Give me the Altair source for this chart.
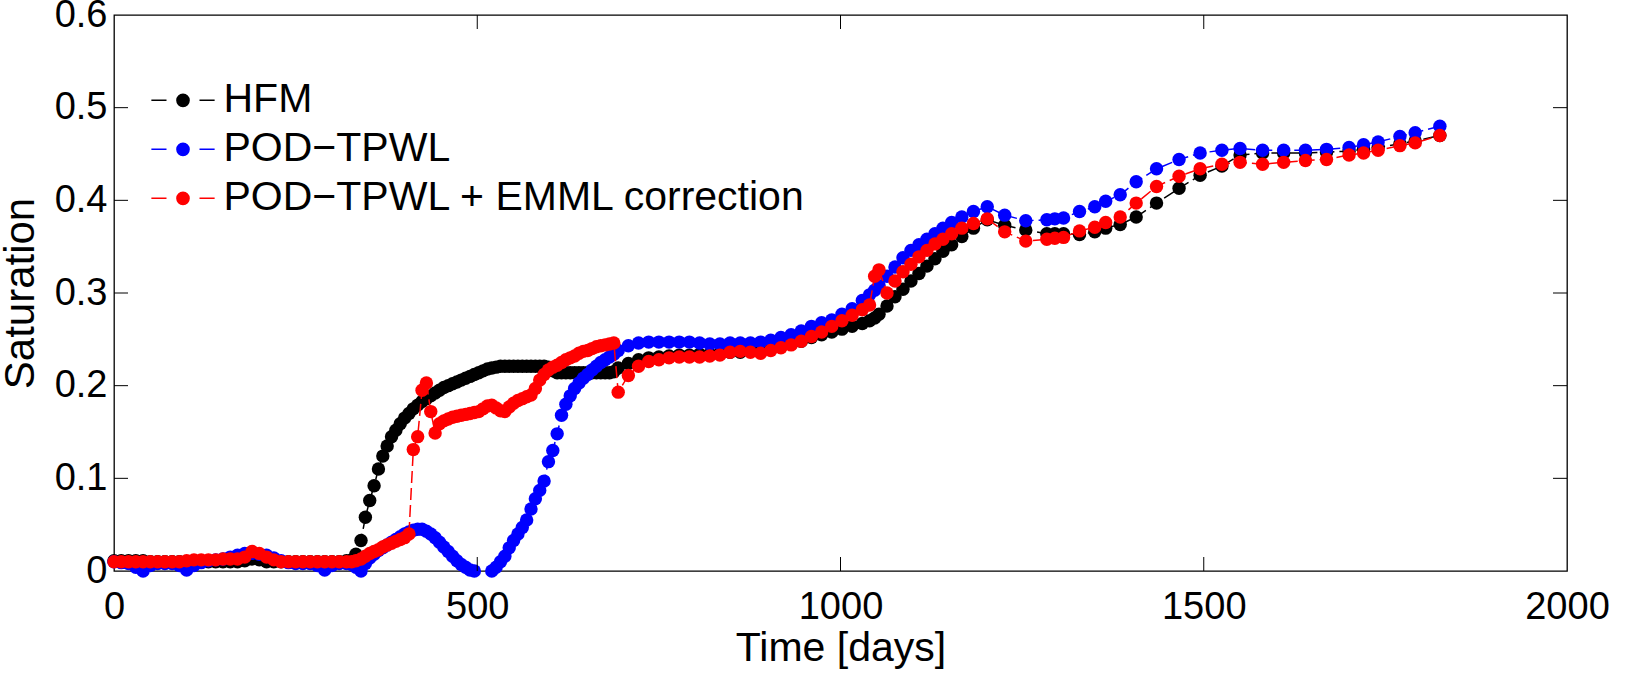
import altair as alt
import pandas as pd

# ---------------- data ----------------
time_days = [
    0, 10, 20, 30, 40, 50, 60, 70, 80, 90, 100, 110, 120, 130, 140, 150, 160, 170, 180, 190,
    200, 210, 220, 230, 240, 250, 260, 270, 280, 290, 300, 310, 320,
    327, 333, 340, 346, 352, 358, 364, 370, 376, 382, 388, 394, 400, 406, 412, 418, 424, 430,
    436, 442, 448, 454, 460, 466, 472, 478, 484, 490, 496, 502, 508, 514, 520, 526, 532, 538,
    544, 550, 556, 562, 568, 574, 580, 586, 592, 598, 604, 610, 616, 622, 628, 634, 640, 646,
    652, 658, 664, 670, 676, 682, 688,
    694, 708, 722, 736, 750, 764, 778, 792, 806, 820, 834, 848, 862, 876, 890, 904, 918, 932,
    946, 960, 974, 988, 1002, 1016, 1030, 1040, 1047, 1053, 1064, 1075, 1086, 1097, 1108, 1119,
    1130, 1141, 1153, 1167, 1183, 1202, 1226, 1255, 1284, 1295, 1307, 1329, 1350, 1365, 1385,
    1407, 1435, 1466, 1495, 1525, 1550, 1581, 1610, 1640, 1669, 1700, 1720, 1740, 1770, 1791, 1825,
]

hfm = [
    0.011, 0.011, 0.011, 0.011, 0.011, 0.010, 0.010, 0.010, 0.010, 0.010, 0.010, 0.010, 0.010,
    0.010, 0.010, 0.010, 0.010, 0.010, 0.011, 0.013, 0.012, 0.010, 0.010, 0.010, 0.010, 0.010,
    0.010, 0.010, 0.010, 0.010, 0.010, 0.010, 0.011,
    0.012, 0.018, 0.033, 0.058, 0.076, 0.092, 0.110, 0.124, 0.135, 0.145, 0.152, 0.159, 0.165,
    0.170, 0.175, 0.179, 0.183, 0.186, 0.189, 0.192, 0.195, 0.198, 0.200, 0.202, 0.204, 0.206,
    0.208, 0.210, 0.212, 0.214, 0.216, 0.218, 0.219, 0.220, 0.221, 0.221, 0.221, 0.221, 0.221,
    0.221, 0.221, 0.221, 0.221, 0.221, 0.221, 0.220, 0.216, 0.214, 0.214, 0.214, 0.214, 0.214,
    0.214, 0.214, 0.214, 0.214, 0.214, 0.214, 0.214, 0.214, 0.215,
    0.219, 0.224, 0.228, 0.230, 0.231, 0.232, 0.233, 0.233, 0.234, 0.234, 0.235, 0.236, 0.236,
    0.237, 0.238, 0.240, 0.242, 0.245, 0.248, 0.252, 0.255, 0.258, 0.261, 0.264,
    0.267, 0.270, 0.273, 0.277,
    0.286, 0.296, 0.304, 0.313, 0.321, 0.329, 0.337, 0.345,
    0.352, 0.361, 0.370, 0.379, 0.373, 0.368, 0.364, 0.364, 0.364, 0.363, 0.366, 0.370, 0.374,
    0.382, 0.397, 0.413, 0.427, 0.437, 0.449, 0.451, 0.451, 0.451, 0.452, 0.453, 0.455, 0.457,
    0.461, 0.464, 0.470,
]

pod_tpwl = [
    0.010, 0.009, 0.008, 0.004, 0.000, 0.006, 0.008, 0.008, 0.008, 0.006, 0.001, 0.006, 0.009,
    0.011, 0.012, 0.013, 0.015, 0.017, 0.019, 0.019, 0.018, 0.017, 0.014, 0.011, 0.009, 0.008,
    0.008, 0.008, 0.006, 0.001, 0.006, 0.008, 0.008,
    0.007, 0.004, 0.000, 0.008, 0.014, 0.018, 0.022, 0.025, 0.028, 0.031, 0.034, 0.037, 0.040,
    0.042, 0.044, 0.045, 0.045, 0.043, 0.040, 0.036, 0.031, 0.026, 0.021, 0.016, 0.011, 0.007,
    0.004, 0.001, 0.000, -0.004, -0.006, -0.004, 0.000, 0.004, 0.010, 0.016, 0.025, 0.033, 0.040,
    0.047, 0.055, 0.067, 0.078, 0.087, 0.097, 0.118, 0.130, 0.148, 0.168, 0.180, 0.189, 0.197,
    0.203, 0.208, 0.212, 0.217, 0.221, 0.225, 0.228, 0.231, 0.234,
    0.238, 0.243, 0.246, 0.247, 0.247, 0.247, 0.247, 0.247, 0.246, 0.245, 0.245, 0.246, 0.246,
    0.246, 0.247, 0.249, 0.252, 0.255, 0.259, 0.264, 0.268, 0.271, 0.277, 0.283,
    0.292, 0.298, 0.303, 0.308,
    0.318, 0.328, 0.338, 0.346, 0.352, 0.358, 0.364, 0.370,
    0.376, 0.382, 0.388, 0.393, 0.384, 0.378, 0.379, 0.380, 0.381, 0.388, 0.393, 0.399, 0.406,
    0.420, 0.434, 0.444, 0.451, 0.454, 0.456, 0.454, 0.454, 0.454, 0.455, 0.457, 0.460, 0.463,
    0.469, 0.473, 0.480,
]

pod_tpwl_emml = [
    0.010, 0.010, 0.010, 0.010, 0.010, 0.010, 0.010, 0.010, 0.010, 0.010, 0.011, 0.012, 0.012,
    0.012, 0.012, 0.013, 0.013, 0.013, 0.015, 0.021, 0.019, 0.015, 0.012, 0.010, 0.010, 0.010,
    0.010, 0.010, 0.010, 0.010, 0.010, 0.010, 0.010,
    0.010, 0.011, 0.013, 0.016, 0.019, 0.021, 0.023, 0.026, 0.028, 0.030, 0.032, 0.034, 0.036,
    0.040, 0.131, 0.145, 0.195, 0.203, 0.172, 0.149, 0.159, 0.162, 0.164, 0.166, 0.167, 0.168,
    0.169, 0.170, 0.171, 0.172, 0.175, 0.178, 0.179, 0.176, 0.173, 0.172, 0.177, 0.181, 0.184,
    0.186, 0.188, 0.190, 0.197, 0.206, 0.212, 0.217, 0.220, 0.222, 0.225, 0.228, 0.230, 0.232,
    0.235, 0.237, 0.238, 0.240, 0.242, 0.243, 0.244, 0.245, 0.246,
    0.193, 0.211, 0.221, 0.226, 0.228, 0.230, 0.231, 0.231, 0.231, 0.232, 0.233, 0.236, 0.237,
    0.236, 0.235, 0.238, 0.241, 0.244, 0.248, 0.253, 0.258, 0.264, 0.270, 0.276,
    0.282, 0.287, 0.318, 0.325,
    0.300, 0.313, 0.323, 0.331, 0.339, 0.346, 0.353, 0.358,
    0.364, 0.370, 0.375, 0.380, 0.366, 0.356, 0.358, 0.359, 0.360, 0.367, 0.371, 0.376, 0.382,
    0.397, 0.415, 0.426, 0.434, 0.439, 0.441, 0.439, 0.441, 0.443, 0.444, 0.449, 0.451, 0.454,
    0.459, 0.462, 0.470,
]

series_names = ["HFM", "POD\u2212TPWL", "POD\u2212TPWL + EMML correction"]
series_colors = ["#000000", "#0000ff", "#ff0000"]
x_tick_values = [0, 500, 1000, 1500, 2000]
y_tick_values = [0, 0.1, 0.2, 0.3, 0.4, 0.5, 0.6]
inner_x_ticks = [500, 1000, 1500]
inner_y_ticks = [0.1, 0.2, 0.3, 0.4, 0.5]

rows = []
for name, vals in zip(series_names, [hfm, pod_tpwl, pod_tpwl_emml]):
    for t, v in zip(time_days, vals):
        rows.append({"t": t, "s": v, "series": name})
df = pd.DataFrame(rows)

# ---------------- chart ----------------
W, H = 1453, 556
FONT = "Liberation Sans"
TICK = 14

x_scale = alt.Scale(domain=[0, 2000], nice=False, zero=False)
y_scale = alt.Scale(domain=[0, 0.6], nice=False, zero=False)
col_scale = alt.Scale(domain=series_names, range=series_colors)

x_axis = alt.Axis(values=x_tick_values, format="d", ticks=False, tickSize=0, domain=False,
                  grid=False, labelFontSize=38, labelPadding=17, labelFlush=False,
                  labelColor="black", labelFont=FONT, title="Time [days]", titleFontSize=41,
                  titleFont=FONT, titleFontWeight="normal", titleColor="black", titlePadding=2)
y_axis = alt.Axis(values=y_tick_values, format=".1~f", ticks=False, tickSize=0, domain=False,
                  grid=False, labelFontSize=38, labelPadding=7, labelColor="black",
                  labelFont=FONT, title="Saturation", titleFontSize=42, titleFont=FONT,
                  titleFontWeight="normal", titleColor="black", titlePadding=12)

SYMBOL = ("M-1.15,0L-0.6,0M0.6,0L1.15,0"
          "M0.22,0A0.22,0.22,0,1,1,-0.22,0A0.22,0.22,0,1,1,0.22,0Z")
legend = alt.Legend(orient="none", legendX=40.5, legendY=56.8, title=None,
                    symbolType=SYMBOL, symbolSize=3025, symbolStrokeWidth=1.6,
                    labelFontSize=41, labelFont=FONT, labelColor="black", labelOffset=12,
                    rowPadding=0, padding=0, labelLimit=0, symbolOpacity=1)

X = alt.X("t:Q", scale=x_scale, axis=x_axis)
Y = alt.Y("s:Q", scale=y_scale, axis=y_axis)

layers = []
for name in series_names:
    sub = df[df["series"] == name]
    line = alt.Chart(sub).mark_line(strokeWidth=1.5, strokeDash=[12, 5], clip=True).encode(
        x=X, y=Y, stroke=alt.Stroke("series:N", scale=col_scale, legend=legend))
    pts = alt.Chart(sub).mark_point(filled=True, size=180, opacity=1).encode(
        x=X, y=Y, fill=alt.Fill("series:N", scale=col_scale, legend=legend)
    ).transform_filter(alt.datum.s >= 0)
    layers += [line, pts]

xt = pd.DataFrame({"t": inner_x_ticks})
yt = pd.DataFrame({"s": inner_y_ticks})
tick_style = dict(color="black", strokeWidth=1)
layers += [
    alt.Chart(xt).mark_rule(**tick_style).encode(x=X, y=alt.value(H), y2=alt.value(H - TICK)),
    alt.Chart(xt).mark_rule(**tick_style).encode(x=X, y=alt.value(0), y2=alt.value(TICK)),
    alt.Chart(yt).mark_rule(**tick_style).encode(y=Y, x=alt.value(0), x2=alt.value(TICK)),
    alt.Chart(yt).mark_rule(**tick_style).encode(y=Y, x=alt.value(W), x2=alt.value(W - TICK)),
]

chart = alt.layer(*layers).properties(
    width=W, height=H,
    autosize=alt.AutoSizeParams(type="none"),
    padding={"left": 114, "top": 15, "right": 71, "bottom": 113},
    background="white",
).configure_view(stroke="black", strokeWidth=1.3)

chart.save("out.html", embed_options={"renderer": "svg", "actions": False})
####################
**Problem**. Write out each line of the listing above, exactly, from its first line to the line holding "import pandas as pd", inclusive. Skip the pictures.

**Reply**.
Give me the Altair source for this chart.
import altair as alt
import pandas as pd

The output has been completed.